GIVEN DATA >>
+ + + + + + +
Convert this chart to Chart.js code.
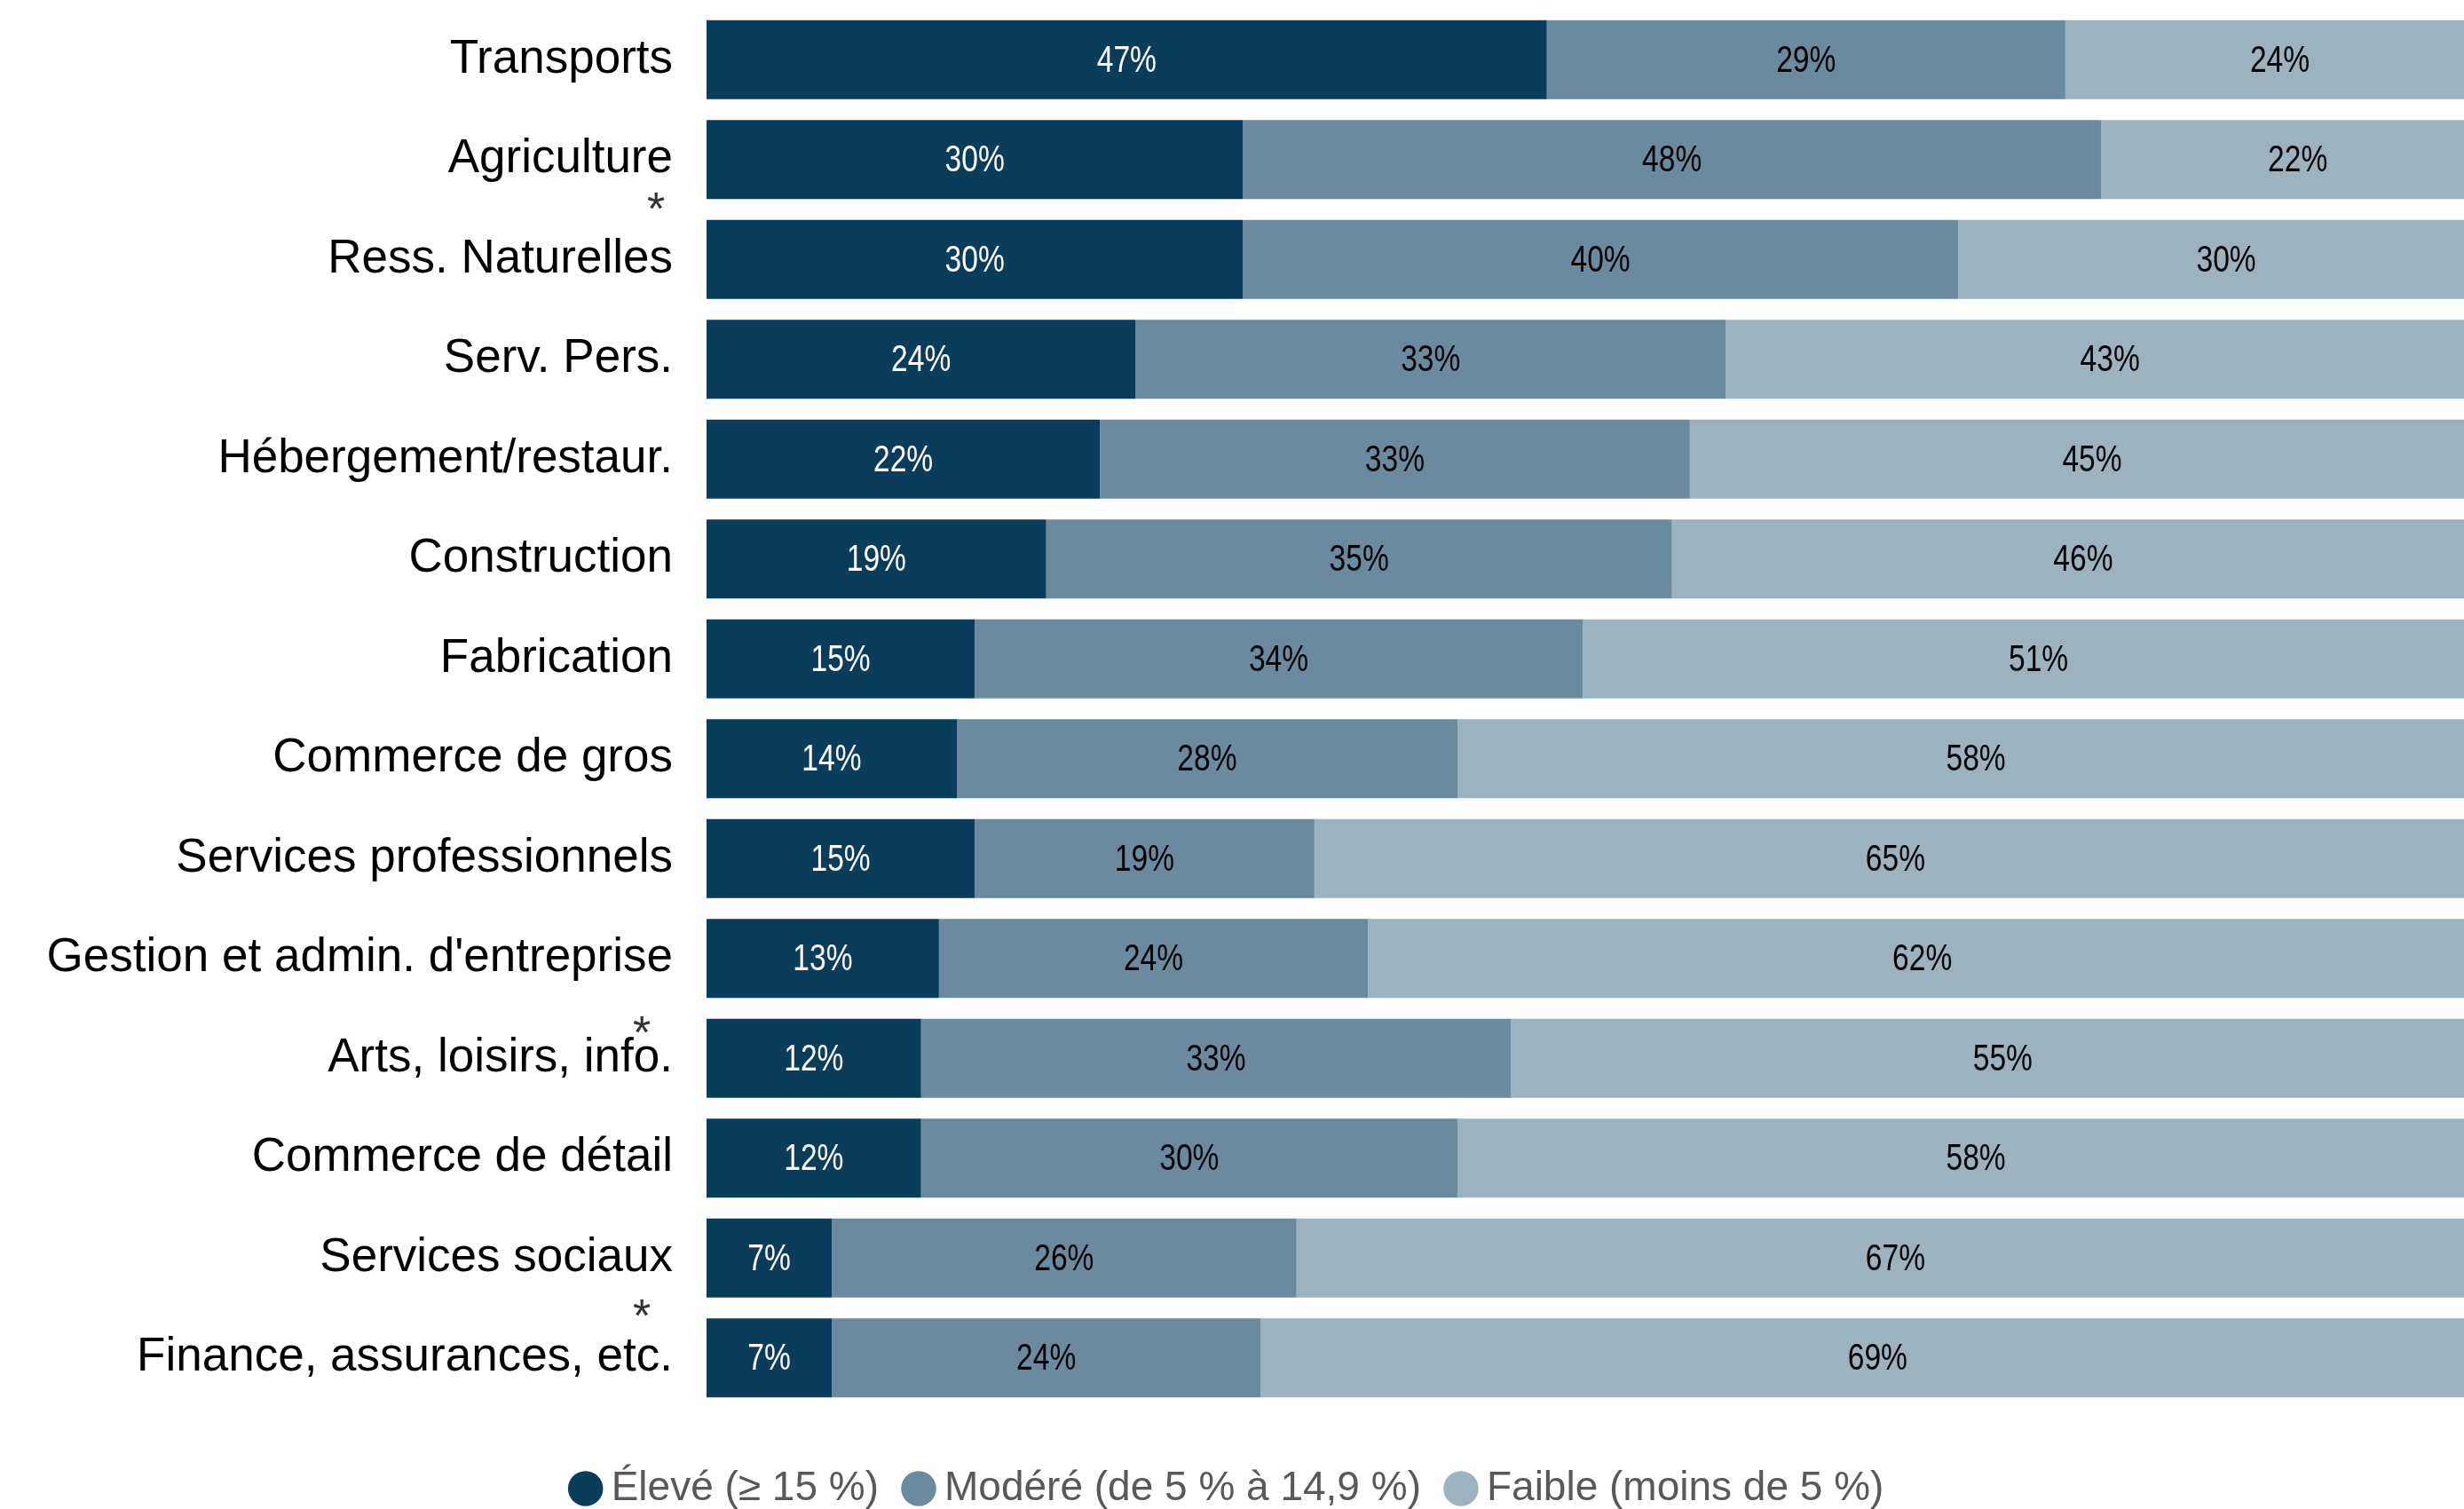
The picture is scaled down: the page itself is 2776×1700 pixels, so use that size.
<!DOCTYPE html>
<html>
<head>
<meta charset="utf-8">
<script src="https://cdn.jsdelivr.net/npm/chart.js@4.4.1/dist/chart.umd.min.js"></script>
<style>
    html, body { margin: 0; padding: 0; background: #fff; }
    #wrap { width: 2776px; height: 1700px; }
</style>
</head>
<body>
<div id="wrap"><canvas id="riskChart"></canvas></div>
<script>
// Sectors, top to bottom
const sectors = ['Transports', 'Agriculture', 'Ress. Naturelles', 'Serv. Pers.', 'Hébergement/restaur.',
    'Construction', 'Fabrication', 'Commerce de gros', 'Services professionnels',
    "Gestion et admin. d'entreprise", 'Arts, loisirs, info.', 'Commerce de détail',
    'Services sociaux', 'Finance, assurances, etc.'];

// Share of firms by risk level (%)
const eleve  = [47, 30, 30, 24, 22, 19, 15, 14, 15, 13, 12, 12, 7, 7];
const modere = [29, 48, 40, 33, 33, 35, 34, 28, 19, 24, 33, 30, 26, 24];
const faible = [24, 22, 30, 43, 45, 46, 51, 58, 65, 62, 55, 58, 67, 69];

const seriesNames = ['Élevé (≥ 15 %)', 'Modéré (de 5 % à 14,9 %)', 'Faible (moins de 5 %)'];

// Sectors flagged with an asterisk
const starred = ['Ress. Naturelles', 'Arts, loisirs, info.', 'Finance, assurances, etc.'];

const colors = ['#0a3d5c', '#6a8a9d', '#9db2bf'];
const labelColors = ['#ffffff', '#000000', '#000000'];

// Draw the % value in the middle of each segment (narrowed text)
const segmentLabels = {
    id: 'segmentLabels',
    afterDatasetsDraw(chart) {
        const ctx = chart.ctx;
        const area = chart.chartArea;
        chart.data.datasets.forEach((ds, i) => {
            chart.getDatasetMeta(i).data.forEach((bar, j) => {
                const x = (bar.x + bar.base) / 2;
                if (x > area.right) return;
                ctx.save();
                ctx.translate(x, bar.y + 2);
                ctx.scale(0.8, 1);
                ctx.font = '42px "Liberation Sans", sans-serif';
                ctx.textAlign = 'center';
                ctx.textBaseline = 'middle';
                ctx.fillStyle = labelColors[i];
                ctx.fillText(ds.data[j] + '%', 0, 0);
                ctx.restore();
            });
        });
    }
};

// Small asterisks above some category names
const starMarks = {
    id: 'starMarks',
    afterDraw(chart) {
        const y = chart.scales.y;
        const ctx = chart.ctx;
        const shift = {
            'Ress. Naturelles': [-19, -65],
            'Arts, loisirs, info.': [-35, -37],
            'Finance, assurances, etc.': [-35, -55]
        };
        ctx.save();
        ctx.font = '52px "Liberation Sans", sans-serif';
        ctx.fillStyle = '#333333';
        ctx.textAlign = 'center';
        ctx.textBaseline = 'middle';
        starred.forEach(name => {
            const i = sectors.indexOf(name);
            const px = y.right - y.options.ticks.padding + shift[name][0];
            const py = y.getPixelForValue(i) + shift[name][1] + 11;
            ctx.fillText('*', px, py);
        });
        ctx.restore();
    }
};

const ctx = document.getElementById('riskChart').getContext('2d');
const riskChart = new Chart(ctx, {
    type: 'bar',
    data: {
        labels: sectors,
        datasets: [eleve, modere, faible].map((vals, i) => ({
            label: seriesNames[i],
            data: vals,
            backgroundColor: colors[i],
            borderWidth: 0,
            categoryPercentage: 1,
            barPercentage: 0.79
        }))
    },
    options: {
        indexAxis: 'y',
        responsive: true,
        maintainAspectRatio: false,
        animation: false,
        devicePixelRatio: 1,
        layout: { padding: { top: 11, right: 0, bottom: -10, left: 0 } },
        scales: {
            x: {
                stacked: true,
                min: 0,
                max: 98.3,
                grid: { display: false, drawTicks: false },
                border: { display: false },
                ticks: { display: false },
                afterFit: scale => { scale.height = 29; }
            },
            y: {
                stacked: true,
                grid: { display: false, drawTicks: false },
                border: { display: false },
                ticks: {
                    color: '#000000',
                    padding: 38,
                    font: { family: '"Liberation Sans", sans-serif', size: 53 }
                },
                afterFit: scale => {
                    scale.width = 796;
                    scale.paddingTop = 0;
                    scale.paddingBottom = 0;
                }
            }
        },
        plugins: {
            legend: {
                position: 'bottom',
                labels: {
                    usePointStyle: true,
                    pointStyle: 'circle',
                    boxWidth: 12,
                    boxHeight: 28,
                    padding: 39,
                    color: '#595959',
                    font: { family: '"Liberation Sans", sans-serif', size: 46 }
                }
            },
            tooltip: { enabled: false }
        }
    },
    plugins: [segmentLabels, starMarks]
});
</script>
</body>
</html>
+ + + + + + +
WHAT IS BEING ASKED >>
Restate only the lines running from the start of the material above through the line containing "const seriesNames = ['Élevé", ends included. No pictures.

WRITTEN ANSWER >>
Convert this chart to Chart.js code.
The picture is scaled down: the page itself is 2776×1700 pixels, so use that size.
<!DOCTYPE html>
<html>
<head>
<meta charset="utf-8">
<script src="https://cdn.jsdelivr.net/npm/chart.js@4.4.1/dist/chart.umd.min.js"></script>
<style>
    html, body { margin: 0; padding: 0; background: #fff; }
    #wrap { width: 2776px; height: 1700px; }
</style>
</head>
<body>
<div id="wrap"><canvas id="riskChart"></canvas></div>
<script>
// Sectors, top to bottom
const sectors = ['Transports', 'Agriculture', 'Ress. Naturelles', 'Serv. Pers.', 'Hébergement/restaur.',
    'Construction', 'Fabrication', 'Commerce de gros', 'Services professionnels',
    "Gestion et admin. d'entreprise", 'Arts, loisirs, info.', 'Commerce de détail',
    'Services sociaux', 'Finance, assurances, etc.'];

// Share of firms by risk level (%)
const eleve  = [47, 30, 30, 24, 22, 19, 15, 14, 15, 13, 12, 12, 7, 7];
const modere = [29, 48, 40, 33, 33, 35, 34, 28, 19, 24, 33, 30, 26, 24];
const faible = [24, 22, 30, 43, 45, 46, 51, 58, 65, 62, 55, 58, 67, 69];

const seriesNames = ['Élevé (≥ 15 %)', 'Modéré (de 5 % à 14,9 %)', 'Faible (moins de 5 %)'];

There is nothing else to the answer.